The past is everywhere at Friar's Head, in the 400 acres of broad fields and in the cluster of the family's houses. The future stands on four acres at the corner of Sound and Horton Avenues, where the Talmages have their greenhouses.
There are many other greenhouses in the area, all part of a growing business that is changing the face and fortune of Long Island farming.
Twenty-five years ago, Suffolk had 34,000 acres of potato fields and about 2.5 million square feet of greenhouses. Today, there are about 6,000 acres in potatoes and 15 million square feet under glass, said Ralph Freeman, floriculture specialist with the Cornell Cooperative Extension office in Riverhead.
Long Island accounts for more than half of the greenhouse and nursery stock produced in the state, with sales having risen from $42 million in 1982 to more than $125 million.
The nurseries luxuriate in a market that is as nurturing as a greenhouse climate. Long Island alone absorbs fully 80 percent of the plants its nurseries produce, Freeman said. The Talmages send their product as far south as southern New Jersey, as far north as southern Maine. "We're concentrated in markets along the shore," said Henry Talmage, Ellen's brother. "That's where the money is."
He does not share the common view that agriculture, either indoor or outdoor, is doomed here. "Everyone's going off into their own thing," he said. "Specialty vegetables, greenhouses, horses, vineyards, cut flowers. There's not much farmland out here lying idle. People are using the land."

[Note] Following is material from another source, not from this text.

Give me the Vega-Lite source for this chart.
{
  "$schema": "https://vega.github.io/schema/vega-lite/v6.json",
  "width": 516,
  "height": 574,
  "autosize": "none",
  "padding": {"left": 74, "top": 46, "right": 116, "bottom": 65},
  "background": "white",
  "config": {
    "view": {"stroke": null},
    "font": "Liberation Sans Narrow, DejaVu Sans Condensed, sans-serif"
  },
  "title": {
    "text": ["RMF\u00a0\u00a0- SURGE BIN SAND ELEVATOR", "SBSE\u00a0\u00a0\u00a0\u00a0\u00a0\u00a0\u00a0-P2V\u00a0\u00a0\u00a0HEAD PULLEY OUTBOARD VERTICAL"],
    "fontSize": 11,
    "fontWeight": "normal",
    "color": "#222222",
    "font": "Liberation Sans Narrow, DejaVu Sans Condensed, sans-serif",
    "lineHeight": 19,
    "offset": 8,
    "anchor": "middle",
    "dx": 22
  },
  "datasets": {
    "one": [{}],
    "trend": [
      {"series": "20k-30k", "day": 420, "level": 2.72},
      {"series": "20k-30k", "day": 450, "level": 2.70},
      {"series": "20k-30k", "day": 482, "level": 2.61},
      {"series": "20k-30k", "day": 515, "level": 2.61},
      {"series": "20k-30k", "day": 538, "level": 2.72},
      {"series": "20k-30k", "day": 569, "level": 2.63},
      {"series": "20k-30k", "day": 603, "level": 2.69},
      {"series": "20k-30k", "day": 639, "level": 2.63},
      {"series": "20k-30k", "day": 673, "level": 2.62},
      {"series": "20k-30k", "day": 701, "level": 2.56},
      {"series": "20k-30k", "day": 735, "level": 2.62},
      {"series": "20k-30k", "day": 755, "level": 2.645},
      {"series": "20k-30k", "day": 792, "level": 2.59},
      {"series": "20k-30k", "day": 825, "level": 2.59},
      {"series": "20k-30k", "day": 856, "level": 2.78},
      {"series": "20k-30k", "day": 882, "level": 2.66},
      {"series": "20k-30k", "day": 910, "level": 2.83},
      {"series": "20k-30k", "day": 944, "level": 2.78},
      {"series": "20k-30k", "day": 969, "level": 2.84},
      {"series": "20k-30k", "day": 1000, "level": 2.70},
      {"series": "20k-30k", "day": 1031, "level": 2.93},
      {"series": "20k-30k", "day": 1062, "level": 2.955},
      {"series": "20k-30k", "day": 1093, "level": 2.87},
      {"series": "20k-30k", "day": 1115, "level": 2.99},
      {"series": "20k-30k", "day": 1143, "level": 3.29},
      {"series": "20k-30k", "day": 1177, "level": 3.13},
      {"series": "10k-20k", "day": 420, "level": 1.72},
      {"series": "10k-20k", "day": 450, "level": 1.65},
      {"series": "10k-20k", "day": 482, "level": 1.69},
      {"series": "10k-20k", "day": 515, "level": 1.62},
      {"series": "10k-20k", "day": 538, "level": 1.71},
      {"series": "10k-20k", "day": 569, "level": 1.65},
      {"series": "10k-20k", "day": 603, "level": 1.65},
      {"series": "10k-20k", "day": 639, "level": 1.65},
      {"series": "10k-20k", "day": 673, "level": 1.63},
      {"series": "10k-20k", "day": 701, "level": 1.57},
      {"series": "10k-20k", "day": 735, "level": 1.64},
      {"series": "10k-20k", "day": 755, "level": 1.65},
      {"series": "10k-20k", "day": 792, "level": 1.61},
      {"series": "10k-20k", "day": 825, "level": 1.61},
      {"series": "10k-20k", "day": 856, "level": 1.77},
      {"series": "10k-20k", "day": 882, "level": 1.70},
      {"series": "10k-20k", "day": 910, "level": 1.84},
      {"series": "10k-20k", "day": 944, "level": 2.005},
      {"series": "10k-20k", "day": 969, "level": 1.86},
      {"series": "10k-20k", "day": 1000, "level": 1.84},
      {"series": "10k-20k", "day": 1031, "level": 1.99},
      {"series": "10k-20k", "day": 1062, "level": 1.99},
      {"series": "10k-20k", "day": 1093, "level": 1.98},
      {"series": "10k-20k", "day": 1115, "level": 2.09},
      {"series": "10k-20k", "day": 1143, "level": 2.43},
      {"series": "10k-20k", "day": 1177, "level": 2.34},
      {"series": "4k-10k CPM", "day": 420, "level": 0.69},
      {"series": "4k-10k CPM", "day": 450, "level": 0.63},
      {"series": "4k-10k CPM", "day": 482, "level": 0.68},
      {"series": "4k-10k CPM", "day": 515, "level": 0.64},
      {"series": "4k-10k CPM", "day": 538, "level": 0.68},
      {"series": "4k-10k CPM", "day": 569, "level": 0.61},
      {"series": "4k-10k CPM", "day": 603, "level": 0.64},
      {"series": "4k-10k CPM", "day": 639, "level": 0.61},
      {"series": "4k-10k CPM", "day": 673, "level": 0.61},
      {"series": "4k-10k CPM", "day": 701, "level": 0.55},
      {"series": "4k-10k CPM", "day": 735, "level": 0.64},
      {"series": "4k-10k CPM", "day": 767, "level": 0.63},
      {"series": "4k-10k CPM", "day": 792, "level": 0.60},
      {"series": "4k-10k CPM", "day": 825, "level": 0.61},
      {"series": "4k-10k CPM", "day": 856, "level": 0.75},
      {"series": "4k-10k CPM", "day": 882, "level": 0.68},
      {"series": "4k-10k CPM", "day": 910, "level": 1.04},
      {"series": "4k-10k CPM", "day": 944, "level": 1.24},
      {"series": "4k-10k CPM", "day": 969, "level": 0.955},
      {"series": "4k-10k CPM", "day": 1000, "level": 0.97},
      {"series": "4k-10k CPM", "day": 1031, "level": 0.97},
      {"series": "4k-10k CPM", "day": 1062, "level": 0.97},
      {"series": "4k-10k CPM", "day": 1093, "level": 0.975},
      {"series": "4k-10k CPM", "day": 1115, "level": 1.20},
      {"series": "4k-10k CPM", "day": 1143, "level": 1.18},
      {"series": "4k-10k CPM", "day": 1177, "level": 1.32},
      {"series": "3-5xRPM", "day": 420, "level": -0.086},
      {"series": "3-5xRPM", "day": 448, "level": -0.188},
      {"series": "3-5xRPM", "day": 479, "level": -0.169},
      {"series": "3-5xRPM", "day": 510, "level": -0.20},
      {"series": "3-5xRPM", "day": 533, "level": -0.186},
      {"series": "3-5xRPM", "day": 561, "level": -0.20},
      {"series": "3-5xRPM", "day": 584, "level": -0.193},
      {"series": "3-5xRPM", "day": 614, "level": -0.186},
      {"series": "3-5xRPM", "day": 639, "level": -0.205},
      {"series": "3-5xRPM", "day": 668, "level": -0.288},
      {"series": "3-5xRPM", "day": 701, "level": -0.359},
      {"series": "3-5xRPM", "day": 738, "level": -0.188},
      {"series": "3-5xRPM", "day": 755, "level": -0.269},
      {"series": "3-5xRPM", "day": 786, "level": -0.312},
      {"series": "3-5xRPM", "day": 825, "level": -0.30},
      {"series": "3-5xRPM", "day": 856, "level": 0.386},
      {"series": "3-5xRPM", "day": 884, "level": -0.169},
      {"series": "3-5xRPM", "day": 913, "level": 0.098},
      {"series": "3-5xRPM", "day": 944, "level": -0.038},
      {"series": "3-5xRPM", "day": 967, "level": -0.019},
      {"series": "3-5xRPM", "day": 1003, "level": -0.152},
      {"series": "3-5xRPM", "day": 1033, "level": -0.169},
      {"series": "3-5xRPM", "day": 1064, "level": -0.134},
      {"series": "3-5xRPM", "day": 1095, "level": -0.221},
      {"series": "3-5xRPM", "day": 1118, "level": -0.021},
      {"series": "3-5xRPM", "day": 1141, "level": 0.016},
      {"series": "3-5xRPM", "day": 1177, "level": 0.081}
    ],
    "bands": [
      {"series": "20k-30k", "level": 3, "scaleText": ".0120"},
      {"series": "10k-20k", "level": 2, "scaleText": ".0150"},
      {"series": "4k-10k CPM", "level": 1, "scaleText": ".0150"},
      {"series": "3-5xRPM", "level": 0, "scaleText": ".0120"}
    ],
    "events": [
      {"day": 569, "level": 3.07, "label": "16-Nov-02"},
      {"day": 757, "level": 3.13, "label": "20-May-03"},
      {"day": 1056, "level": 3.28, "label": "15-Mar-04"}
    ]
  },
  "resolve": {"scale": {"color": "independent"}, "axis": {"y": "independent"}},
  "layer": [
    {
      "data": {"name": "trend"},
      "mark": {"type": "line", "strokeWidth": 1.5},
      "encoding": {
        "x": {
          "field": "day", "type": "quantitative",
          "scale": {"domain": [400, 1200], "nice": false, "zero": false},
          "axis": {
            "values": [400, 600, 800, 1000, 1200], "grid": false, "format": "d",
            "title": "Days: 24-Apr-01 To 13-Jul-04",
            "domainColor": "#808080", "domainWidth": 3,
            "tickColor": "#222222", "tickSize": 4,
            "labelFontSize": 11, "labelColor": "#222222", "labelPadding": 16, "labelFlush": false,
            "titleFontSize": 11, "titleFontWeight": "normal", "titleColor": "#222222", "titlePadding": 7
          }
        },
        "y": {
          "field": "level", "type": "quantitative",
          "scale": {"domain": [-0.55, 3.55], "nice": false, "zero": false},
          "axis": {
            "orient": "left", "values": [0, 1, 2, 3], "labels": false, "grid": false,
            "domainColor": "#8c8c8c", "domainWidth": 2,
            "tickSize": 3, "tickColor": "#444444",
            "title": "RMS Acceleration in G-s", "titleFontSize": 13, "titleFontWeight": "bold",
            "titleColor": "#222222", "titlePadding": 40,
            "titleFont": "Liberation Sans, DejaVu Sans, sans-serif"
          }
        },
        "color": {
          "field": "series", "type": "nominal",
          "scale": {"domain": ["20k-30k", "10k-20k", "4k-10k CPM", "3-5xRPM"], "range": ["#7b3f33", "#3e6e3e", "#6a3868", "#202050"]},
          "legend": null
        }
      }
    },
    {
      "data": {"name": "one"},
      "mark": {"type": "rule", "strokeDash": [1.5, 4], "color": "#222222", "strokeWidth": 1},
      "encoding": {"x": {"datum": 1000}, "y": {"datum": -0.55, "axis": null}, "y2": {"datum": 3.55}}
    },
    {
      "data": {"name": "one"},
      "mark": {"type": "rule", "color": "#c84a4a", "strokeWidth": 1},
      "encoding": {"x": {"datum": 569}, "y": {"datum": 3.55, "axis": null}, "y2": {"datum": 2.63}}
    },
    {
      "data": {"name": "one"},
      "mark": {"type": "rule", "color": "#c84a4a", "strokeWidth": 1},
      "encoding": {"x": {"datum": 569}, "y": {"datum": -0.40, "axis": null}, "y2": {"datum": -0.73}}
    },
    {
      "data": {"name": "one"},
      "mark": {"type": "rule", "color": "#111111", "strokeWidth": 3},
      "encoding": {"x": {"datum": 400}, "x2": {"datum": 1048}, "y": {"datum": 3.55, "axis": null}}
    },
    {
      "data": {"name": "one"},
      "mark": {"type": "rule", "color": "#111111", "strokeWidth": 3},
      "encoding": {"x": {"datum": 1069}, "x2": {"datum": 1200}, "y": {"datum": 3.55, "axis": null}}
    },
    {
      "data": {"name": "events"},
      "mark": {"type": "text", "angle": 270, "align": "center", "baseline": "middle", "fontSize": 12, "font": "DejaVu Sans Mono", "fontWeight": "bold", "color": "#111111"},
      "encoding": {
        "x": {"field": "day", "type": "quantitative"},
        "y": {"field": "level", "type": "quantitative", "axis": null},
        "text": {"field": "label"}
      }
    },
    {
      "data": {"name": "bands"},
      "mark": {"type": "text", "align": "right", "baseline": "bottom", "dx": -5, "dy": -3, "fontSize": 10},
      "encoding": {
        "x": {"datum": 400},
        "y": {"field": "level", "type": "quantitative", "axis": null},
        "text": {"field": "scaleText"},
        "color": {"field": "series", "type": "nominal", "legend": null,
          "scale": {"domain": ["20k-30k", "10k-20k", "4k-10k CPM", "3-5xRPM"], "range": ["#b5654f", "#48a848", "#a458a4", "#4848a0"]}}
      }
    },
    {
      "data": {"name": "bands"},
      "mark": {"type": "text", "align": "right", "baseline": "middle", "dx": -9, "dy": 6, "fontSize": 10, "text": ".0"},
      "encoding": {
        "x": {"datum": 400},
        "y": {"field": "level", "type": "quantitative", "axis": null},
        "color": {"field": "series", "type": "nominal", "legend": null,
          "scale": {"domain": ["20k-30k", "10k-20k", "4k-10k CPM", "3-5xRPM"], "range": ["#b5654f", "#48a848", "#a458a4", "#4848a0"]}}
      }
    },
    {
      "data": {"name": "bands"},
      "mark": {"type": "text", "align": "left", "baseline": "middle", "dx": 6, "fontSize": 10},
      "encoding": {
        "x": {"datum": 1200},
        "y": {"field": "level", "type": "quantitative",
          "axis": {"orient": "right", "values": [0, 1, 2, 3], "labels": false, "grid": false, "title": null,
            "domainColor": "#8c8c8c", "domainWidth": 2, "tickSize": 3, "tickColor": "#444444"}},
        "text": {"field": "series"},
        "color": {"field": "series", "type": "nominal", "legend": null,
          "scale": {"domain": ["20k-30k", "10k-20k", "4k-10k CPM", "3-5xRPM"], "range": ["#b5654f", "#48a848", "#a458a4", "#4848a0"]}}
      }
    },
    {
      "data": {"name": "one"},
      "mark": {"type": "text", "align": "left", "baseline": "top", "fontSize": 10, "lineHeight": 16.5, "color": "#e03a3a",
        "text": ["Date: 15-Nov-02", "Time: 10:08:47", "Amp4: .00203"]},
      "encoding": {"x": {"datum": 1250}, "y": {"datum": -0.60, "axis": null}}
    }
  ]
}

Long Island is a sunny place with a mild climate, sitting in the heart of a wealthy region that provides a good market for its products. "The sunniest place in New York State is Cutchogue," Talmage said. "We have higher transportation costs and we pay more for electricity. But at least we have people to sell our products to."
Farming, like any business, has had to change to survive, as the Talmage farm's history shows. Friar's Head was born of adversity and survived by adapting. "My great-great grandfather bought it on the steps of the county courthouse, at auction, in 1850," Henry Talmage said. "We've been here since."

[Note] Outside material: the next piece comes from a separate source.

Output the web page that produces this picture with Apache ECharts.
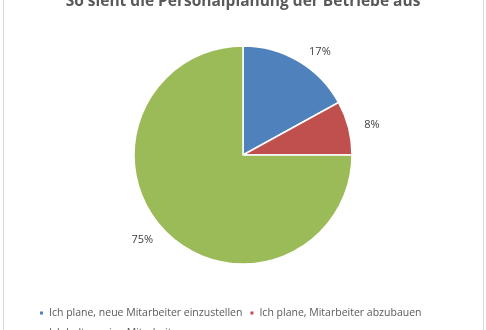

For most of those years, the main crop was potatoes. When places with cheaper land and less need of irrigation began competing, the Talmages supplemented the potato crop with cut flowers, which they shipped to the 28th Street Flower Market in New York City. "We had 15 acres in bulb," Henry Talmage said. "All daffodils."
When foreign cut flowers flooded the local markets in the late 1950s, the Talmages switched to greenhouse tomatoes - until oil-price increases made it too costly to heat the greenhouses. "My brother Bill got out of college in 1978," Henry said. "My cousin Bruce got out in 1980. They both came back to the farm. Bill got us back into the flower business. We had the greenhouses. We took the tomatoes out and started growing foliage plants and geraniums." At about the same time, they stopped growing potatoes; most of the Friar's Head fields are now leased to a sod farmer.
At first, as the Talmages made the rounds of the region's nurseries with truckloads of geraniums, the greenhouse strategy produced only middling results. Then the Talmages signed on as a licensee of Oglevee Ltd., a Pennsylvania farm that had been developing and selling geraniums since the 1950s.
"Just like Kentucky Fried Chicken," said Henry Talmage. "We own the buildings. They do all the sales and marketing. Oglevee sells through brokers. We commit on how many plants per week we will provide.
"We have about 58,000 stock plants," Talmage said. "We plant them in summer in the greenhouses. Through the winter and spring, we break off cuttings and propagate them. We sell them from September through the end of April to wholesalers, who sell them to garden centers. We root about 25 milliion geranium cuttings a year." In the spring, they also sell off the stock plants, and prepare to repeat the cycle.
Oglevee's also supplies geranium cuttings to Talmage; these come from as far afield a Mexico. At peak season, Talmage picks up 180,000 Mexican cuttings per week from Kennedy Airport. The Talmages also produce poinsettias under a similar arrangement with a California company that airships about 300,000 cuttings for propagation during the summer months.
H.R. Talmage is also diversifying to moving strongly into New Guinea impatiens - big, showy cousins of the garden-variety impatiens that border many a suburban driveway.
Until the management consultants came in last spring, much of this growth and diversification was haphazard. H.R. Talmage is a partnership. The partners are Henry and Ellen's father, John; their uncle, Nat; their older brother, Bill; and their cousin, Bruce. Henry and Ellen, along with another cousin, Doug, are managers.
There had been some division of responsibility - Doug handled transportation, Bruce handled the billing and business systems - but much of H.R. Talmage's operations reflected the enthusiasms of various Talmages rather than those of the marketplace. Henry ran the geranium business. Ellen started a line of perennial plants, which she ran as a fiefdom.
"The way the business evolved was, one person would have an idea and would go and do it," she said. "When I got out of Cornell, I didn't think I necessarily wanted to go to work for my brother. So I started my perennials business on a bare piece of ground."
That was 13 years ago, and the business prospered. Enthusiasm drove Ellen to add more and more plants; this year's catalog had about 1,500 varieties, including a number of native wild plants, such as beach grass, that are used to restore natural landscapes.
Then came the management consultants, who shed their suits but not their critical faculties for the weeks they were on the farm. The team leader was blunt with Ellen, saying, "This farm is not here to support your horticultural habits."
So these days, Henry is director of operations and Ellen is director of marketing. Bill is director of corporate development, charged with finding new lines of business. Doug is responsible for transportation and buildings. Bruce is director of finance and administration.
Next year's perennial list will be pared down to the best-selling 850 or so varieties, and Ellen will surrender their day-to-day care to staffers while she takes to the road to attend trade shows.
When she comes back to the farm, it will be to an office next to Henry's, not to her beloved office among the perennials.
"When I lived in my perennial office, people would come in to chat," she said. "I would never tell them to leave." The consultant strongly advised her to move to the main office, which she did. She still visits her old headquarters, she said, "but I go there with a mission now."
Change hasn't been a pleasure, but Ellen Talmage is convinced it is necessary. "I want this business to go for another five generations," she said. "And this is going to help."